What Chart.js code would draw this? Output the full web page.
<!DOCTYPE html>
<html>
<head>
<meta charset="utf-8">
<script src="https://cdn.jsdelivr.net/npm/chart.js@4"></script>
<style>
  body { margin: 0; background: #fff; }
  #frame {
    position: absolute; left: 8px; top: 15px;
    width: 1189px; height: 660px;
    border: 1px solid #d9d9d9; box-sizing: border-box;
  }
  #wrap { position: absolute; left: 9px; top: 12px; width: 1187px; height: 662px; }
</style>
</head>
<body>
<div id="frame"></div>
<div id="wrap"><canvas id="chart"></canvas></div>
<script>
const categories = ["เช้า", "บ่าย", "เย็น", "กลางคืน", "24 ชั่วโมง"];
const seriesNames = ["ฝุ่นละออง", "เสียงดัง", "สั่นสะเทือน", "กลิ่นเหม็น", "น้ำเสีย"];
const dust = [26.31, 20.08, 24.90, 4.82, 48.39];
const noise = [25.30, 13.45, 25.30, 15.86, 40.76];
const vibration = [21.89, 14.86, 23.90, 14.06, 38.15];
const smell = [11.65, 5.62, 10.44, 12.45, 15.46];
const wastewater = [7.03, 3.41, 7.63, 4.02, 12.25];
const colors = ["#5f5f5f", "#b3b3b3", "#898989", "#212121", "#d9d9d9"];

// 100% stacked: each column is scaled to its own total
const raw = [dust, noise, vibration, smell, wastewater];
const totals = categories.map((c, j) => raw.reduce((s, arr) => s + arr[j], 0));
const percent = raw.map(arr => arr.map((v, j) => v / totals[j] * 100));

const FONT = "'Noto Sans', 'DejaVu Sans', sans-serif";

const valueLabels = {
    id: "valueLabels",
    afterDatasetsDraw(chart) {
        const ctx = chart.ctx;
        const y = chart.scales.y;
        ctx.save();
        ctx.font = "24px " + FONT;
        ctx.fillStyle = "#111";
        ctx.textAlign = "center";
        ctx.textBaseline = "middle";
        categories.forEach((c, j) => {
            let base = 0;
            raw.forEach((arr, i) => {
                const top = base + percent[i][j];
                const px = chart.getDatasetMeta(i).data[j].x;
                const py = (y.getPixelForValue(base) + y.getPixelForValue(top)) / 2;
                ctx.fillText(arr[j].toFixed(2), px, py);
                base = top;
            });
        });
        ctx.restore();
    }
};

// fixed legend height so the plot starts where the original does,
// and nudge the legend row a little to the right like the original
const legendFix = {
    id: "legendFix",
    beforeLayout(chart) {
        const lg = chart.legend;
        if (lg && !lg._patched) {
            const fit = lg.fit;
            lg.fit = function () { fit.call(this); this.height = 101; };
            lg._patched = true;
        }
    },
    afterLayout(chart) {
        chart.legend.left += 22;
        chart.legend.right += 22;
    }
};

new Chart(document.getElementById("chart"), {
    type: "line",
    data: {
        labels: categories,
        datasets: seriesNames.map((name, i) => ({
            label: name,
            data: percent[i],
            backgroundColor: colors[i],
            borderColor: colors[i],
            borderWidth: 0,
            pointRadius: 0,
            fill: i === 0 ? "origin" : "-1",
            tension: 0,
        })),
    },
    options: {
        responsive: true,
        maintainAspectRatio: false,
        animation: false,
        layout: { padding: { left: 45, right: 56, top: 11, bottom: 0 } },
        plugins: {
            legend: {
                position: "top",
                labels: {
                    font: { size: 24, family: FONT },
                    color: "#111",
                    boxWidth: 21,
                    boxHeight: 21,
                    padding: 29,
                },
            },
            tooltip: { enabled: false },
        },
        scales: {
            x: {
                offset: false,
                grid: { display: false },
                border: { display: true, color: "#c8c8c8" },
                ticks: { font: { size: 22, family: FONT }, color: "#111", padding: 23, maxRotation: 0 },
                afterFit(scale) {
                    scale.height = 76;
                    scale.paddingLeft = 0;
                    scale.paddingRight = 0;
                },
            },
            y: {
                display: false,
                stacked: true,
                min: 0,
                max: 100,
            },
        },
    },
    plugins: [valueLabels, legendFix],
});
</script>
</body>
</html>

REQUIREMENT =
Using the data above, reproduce every line exactly.

ANSWER TO THE EXERCISE =
What Chart.js code would draw this? Output the full web page.
<!DOCTYPE html>
<html>
<head>
<meta charset="utf-8">
<script src="https://cdn.jsdelivr.net/npm/chart.js@4"></script>
<style>
  body { margin: 0; background: #fff; }
  #frame {
    position: absolute; left: 8px; top: 15px;
    width: 1189px; height: 660px;
    border: 1px solid #d9d9d9; box-sizing: border-box;
  }
  #wrap { position: absolute; left: 9px; top: 12px; width: 1187px; height: 662px; }
</style>
</head>
<body>
<div id="frame"></div>
<div id="wrap"><canvas id="chart"></canvas></div>
<script>
const categories = ["เช้า", "บ่าย", "เย็น", "กลางคืน", "24 ชั่วโมง"];
const seriesNames = ["ฝุ่นละออง", "เสียงดัง", "สั่นสะเทือน", "กลิ่นเหม็น", "น้ำเสีย"];
const dust = [26.31, 20.08, 24.90, 4.82, 48.39];
const noise = [25.30, 13.45, 25.30, 15.86, 40.76];
const vibration = [21.89, 14.86, 23.90, 14.06, 38.15];
const smell = [11.65, 5.62, 10.44, 12.45, 15.46];
const wastewater = [7.03, 3.41, 7.63, 4.02, 12.25];
const colors = ["#5f5f5f", "#b3b3b3", "#898989", "#212121", "#d9d9d9"];

// 100% stacked: each column is scaled to its own total
const raw = [dust, noise, vibration, smell, wastewater];
const totals = categories.map((c, j) => raw.reduce((s, arr) => s + arr[j], 0));
const percent = raw.map(arr => arr.map((v, j) => v / totals[j] * 100));

const FONT = "'Noto Sans', 'DejaVu Sans', sans-serif";

const valueLabels = {
    id: "valueLabels",
    afterDatasetsDraw(chart) {
        const ctx = chart.ctx;
        const y = chart.scales.y;
        ctx.save();
        ctx.font = "24px " + FONT;
        ctx.fillStyle = "#111";
        ctx.textAlign = "center";
        ctx.textBaseline = "middle";
        categories.forEach((c, j) => {
            let base = 0;
            raw.forEach((arr, i) => {
                const top = base + percent[i][j];
                const px = chart.getDatasetMeta(i).data[j].x;
                const py = (y.getPixelForValue(base) + y.getPixelForValue(top)) / 2;
                ctx.fillText(arr[j].toFixed(2), px, py);
                base = top;
            });
        });
        ctx.restore();
    }
};

// fixed legend height so the plot starts where the original does,
// and nudge the legend row a little to the right like the original
const legendFix = {
    id: "legendFix",
    beforeLayout(chart) {
        const lg = chart.legend;
        if (lg && !lg._patched) {
            const fit = lg.fit;
            lg.fit = function () { fit.call(this); this.height = 101; };
            lg._patched = true;
        }
    },
    afterLayout(chart) {
        chart.legend.left += 22;
        chart.legend.right += 22;
    }
};

new Chart(document.getElementById("chart"), {
    type: "line",
    data: {
        labels: categories,
        datasets: seriesNames.map((name, i) => ({
            label: name,
            data: percent[i],
            backgroundColor: colors[i],
            borderColor: colors[i],
            borderWidth: 0,
            pointRadius: 0,
            fill: i === 0 ? "origin" : "-1",
            tension: 0,
        })),
    },
    options: {
        responsive: true,
        maintainAspectRatio: false,
        animation: false,
        layout: { padding: { left: 45, right: 56, top: 11, bottom: 0 } },
        plugins: {
            legend: {
                position: "top",
                labels: {
                    font: { size: 24, family: FONT },
                    color: "#111",
                    boxWidth: 21,
                    boxHeight: 21,
                    padding: 29,
                },
            },
            tooltip: { enabled: false },
        },
        scales: {
            x: {
                offset: false,
                grid: { display: false },
                border: { display: true, color: "#c8c8c8" },
                ticks: { font: { size: 22, family: FONT }, color: "#111", padding: 23, maxRotation: 0 },
                afterFit(scale) {
                    scale.height = 76;
                    scale.paddingLeft = 0;
                    scale.paddingRight = 0;
                },
            },
            y: {
                display: false,
                stacked: true,
                min: 0,
                max: 100,
            },
        },
    },
    plugins: [valueLabels, legendFix],
});
</script>
</body>
</html>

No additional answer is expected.